Here’s Kyle Chayka in the New Yorker:
Remember having fun online? It meant stumbling onto a Web site you’d never imagined existed, receiving a meme you hadn’t already seen regurgitated a dozen times, and maybe even playing a little video game in your browser. … The Internet today feels emptier, like an echoing hallway, even as it is filled with more content than ever.
I’m receiving reports that the only place with a whiff of the previous era’s posting energy is…LinkedIn? I, for one, would prefer not to. I’m not rejoining Instagram, I’m not wrangling Mastodon, and I’m not lining up for BlueSky. If I didn’t join TikTok in 2020, I’m never joining TikTok. I will disappear off the face of the earth before I willingly behold Threads.
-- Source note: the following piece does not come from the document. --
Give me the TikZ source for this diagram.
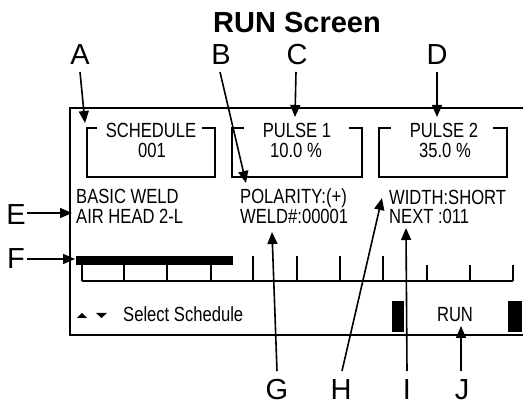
\documentclass[tikz,border=0pt]{standalone}
\usepackage{fontspec}
\setmainfont{Liberation Sans}
\newfontfamily\scrfont[FakeStretch=0.81]{Liberation Sans}
\usetikzlibrary{arrows.meta}
\tikzset{
  scr/.style={font=\scrfont\fontsize{20.5}{24}\selectfont, inner sep=0pt},
  lab/.style={font=\fontsize{29}{32}\selectfont, inner sep=0pt, anchor=base},
  frame/.style={line width=1.8pt, line cap=rect},
  tick/.style={line width=1.6pt},
  arr/.style={line width=1.6pt, -{Triangle[length=12pt,width=10pt]}},
}
\begin{document}
\begin{tikzpicture}[x=1pt,y=-1pt]
\useasboundingbox (0,0) rectangle (523,406);
% title
\node[lab, font=\bfseries\fontsize{29}{32}\selectfont] (title) at (297,33) {RUN Screen};
% outer screen frame
\draw[frame] (523,108) -- (70,108) -- (70,335) -- (523,335);
% boxes
\draw[frame] (96,128) -- (87,128) -- (87,177) -- (215,177) -- (215,128) -- (203,128);
\draw[frame] (243,128) -- (232,128) -- (232,177) -- (362,177) -- (362,128) -- (350,128);
\draw[frame] (390,128) -- (379,128) -- (379,177) -- (507,177) -- (507,128) -- (494,128);
\node[scr, anchor=base] (sch) at (151,138) {SCHEDULE};
\node[scr, anchor=base] (schn) at (152,158) {001};
\node[scr, anchor=base] (p1) at (297,138) {PULSE 1};
\node[scr, anchor=base] (p1n) at (296,158) {10.0 \%};
\node[scr, anchor=base] (p2) at (444,138) {PULSE 2};
\node[scr, anchor=base] (p2n) at (445,158) {35.0 \%};
% info text
\node[scr, anchor=base west] (bw) at (76,204) {BASIC WELD};
\node[scr, anchor=base west] (ah) at (76,224) {AIR HEAD 2-L};
\node[scr, anchor=base west] (pol) at (240,204) {POLARITY:(+)};
\node[scr, anchor=base west] (wn) at (240,224) {WELD\#:00001};
\node[scr, anchor=base west] (wd) at (389,205) {WIDTH:SHORT};
\node[scr, anchor=base west] (nx) at (389,224) {NEXT :011};
% progress bar and scale
\fill (76,256) rectangle (233,265);
\draw[tick] (82,281) -- (513,281);
\foreach \x in {82,124,167,211} \draw[tick] (\x,265) -- (\x,281);
\foreach \x in {253,297,340,383} \draw[tick] (\x,256) -- (\x,281);
\foreach \x in {427,470,513} \draw[tick] (\x,265) -- (\x,281);
% bottom row
\fill (77,318) -- (87,318) -- (82,313) -- cycle;
\fill (96,313) -- (107,313) -- (101.5,318) -- cycle;
\node[scr, anchor=base west] (sel) at (123,322) {Select Schedule};
\fill (392,301) rectangle (404,332);
\fill (508,301) rectangle (522,332);
\node[scr, anchor=base] (run) at (455,322) {RUN};
% labels
\node[lab] (lA) at (80,65) {A};
\node[lab] (lB) at (221,65) {B};
\node[lab] (lC) at (297,65) {C};
\node[lab] (lD) at (437,65) {D};
\node[lab] (lE) at (16,225) {E};
\node[lab] (lF) at (16,269) {F};
\node[lab] (lG) at (277,400) {G};
\node[lab] (lH) at (341,400) {H};
\node[lab] (lI) at (407,400) {I};
\node[lab] (lJ) at (462,400) {J};
% connector ends
\coordinate (sA) at (80,72);   \coordinate (tA) at (85,123);
\coordinate (sB) at (220,72);  \coordinate (tB) at (246,183);
\coordinate (sC) at (296,72);  \coordinate (tC) at (295,117);
\coordinate (sD) at (437,72);  \coordinate (tD) at (437,117);
\coordinate (sE) at (27,213);  \coordinate (tE) at (72,213);
\coordinate (sF) at (27,259);  \coordinate (tF) at (75,259);
\coordinate (sG) at (277,371); \coordinate (tG) at (272,232);
\coordinate (sH) at (342,371); \coordinate (tH) at (382,198);
\coordinate (sI) at (407,371); \coordinate (tI) at (406,228);
\coordinate (sJ) at (461,371); \coordinate (tJ) at (461,326);
\foreach \k in {A,B,C,D,E,F,G,H,I,J} \draw[arr] (s\k) -- (t\k);
\end{tikzpicture}
\end{document}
Perhaps somewhere out there in a glimmer of code exists the seed of the next great public platform, the one that will feel exhilarating but also safe, emotionally fulfilling but also unpredictable, professionally useful but also just the right amount of unhinged. Or perhaps such a dream was always impossible. We’ve glimpsed the world in which we’re all posters, and I don’t think it’s better than the world we’re moving towards, with its stark divide between creators and consumers. Chayka again:
Selfies are no longer enough; video-based platforms showcase your body, your speech and mannerisms, and the room you’re in, perhaps even in real time. Everyone is forced to perform the role of an influencer. The barri1er to entry is higher and the pressure to conform stronger. It’s no surprise, in this environment, that fewer people take the risk of posting and more settle into roles as passive consumers.
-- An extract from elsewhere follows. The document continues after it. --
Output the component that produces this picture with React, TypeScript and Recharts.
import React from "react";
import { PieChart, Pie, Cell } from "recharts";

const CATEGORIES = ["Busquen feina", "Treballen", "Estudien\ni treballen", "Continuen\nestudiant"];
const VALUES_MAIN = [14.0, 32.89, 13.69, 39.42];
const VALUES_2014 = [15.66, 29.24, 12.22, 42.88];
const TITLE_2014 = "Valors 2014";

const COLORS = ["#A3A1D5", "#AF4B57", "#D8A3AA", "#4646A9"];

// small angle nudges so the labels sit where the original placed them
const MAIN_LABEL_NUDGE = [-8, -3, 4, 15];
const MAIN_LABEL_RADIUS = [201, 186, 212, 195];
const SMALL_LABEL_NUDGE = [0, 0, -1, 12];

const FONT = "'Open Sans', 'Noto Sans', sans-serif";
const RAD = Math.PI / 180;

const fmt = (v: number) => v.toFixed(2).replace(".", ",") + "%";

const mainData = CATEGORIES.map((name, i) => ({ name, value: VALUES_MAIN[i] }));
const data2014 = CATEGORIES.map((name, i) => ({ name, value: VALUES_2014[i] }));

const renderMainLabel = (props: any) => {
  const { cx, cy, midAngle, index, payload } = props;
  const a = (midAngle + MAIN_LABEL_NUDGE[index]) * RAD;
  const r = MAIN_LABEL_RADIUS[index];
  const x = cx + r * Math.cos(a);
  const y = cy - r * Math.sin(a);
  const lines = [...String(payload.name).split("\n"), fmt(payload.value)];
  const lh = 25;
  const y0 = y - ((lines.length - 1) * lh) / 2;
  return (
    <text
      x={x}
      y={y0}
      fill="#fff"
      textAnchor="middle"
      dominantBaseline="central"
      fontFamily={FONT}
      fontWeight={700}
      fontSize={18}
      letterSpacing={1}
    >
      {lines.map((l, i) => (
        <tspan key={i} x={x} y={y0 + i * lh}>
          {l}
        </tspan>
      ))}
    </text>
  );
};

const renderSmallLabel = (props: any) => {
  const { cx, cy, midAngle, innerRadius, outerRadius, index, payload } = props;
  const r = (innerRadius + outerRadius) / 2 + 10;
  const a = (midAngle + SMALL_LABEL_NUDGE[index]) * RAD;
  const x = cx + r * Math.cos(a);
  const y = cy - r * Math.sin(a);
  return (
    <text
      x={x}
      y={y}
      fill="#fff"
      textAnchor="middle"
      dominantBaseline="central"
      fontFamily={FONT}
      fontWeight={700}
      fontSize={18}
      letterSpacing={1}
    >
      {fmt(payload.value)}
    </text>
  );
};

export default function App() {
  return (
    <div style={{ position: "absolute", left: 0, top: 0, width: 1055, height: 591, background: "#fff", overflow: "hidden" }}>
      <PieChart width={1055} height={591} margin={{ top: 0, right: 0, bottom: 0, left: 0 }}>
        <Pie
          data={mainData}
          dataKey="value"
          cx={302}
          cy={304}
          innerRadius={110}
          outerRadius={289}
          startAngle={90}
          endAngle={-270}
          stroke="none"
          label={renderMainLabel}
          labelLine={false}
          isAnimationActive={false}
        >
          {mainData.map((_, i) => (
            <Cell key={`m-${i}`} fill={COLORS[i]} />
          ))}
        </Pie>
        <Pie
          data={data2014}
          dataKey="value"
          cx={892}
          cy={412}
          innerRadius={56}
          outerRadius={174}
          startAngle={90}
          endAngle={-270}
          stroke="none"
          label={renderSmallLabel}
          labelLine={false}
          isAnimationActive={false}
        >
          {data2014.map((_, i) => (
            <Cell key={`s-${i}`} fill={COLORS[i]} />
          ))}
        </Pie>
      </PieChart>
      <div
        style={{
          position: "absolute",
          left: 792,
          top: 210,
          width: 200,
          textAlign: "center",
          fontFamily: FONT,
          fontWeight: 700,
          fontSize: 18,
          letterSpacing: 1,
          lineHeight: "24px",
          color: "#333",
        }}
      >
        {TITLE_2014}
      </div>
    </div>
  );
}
So where are all of us online normies heading next? I, for one, am setting off for the promised land of the closed group chat, and I know I’m not alone. I’m taking my talents to a few Discords, a few Slacks, and an email group or two. Is this more work than scrolling on Twitter? Yes. Does it do anything for my professional life or personal brand? Not really, or at least, not on purpose. Am I having a great time? Hell yes! I’ve spent long enough feeling bad online out of some sense of professional obligation or mildly addictive death drive. Whatever the new internet becomes, I hope we remember it’s supposed to be fun.